Effect of small vs large muscle mass endurance training on maximal oxygen uptake in organ transplanted recipients

Abstract

Maximal oxygen consumption (V̇O2max) is impaired in heart (HTx), kidney (KTx), and liver (LTx) transplanted recipients and the contribution of the cardiovascular, central, and peripheral (muscular) factors in affecting V̇O2max improvement after endurance training (ET) has never been quantified in these patients. ET protocols involving single leg cycling (SL) elicit larger improvements of the peripheral factors affecting O2 diffusion and utilization than the double leg (DL) cycling ET. Therefore, this study aimed to compare the effects of SL-ET vs DL-ET on V̇O2max. We determined the DL-V̇O2max and maximal cardiac output before and after 24 SL-ET vs DL-ET sessions on 33 patients (HTx = 13, KTx = 11 and LTx = 9). The DL-V̇O2max increased by 13.8% ± 8.7 (p < 0.001) following the SL-ET, due to a larger maximal O2 systemic extraction; meanwhile, V̇O2max in DL-ET increased by 18.6% ± 12.7 (p < 0.001) because of concomitant central and peripheral adaptations. We speculate that in transplanted recipients, SL-ET is as effective as DL-ET to improve V̇O2max and that the impaired peripheral O2 extraction and/or utilization play an important role in limiting V̇O2max in these types of patients.

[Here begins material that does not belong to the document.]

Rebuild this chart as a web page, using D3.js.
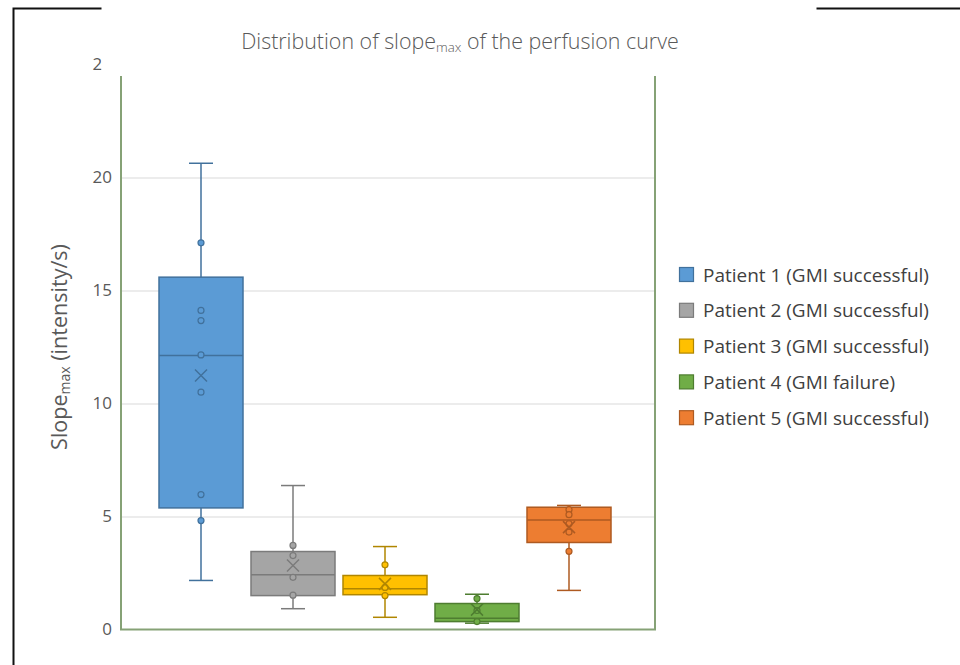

Novelty: SL-ET increases V̇O2max in transplanted recipients because of improved peripheral O2 extraction and/or utilization. SL-ET is as successful as DL-ET to improve the cardiorespiratory fitness in transplanted recipients. The model of V̇O2max limitation indicates the peripheral factors as a remarkable limitation to the V̇O2max in these patients.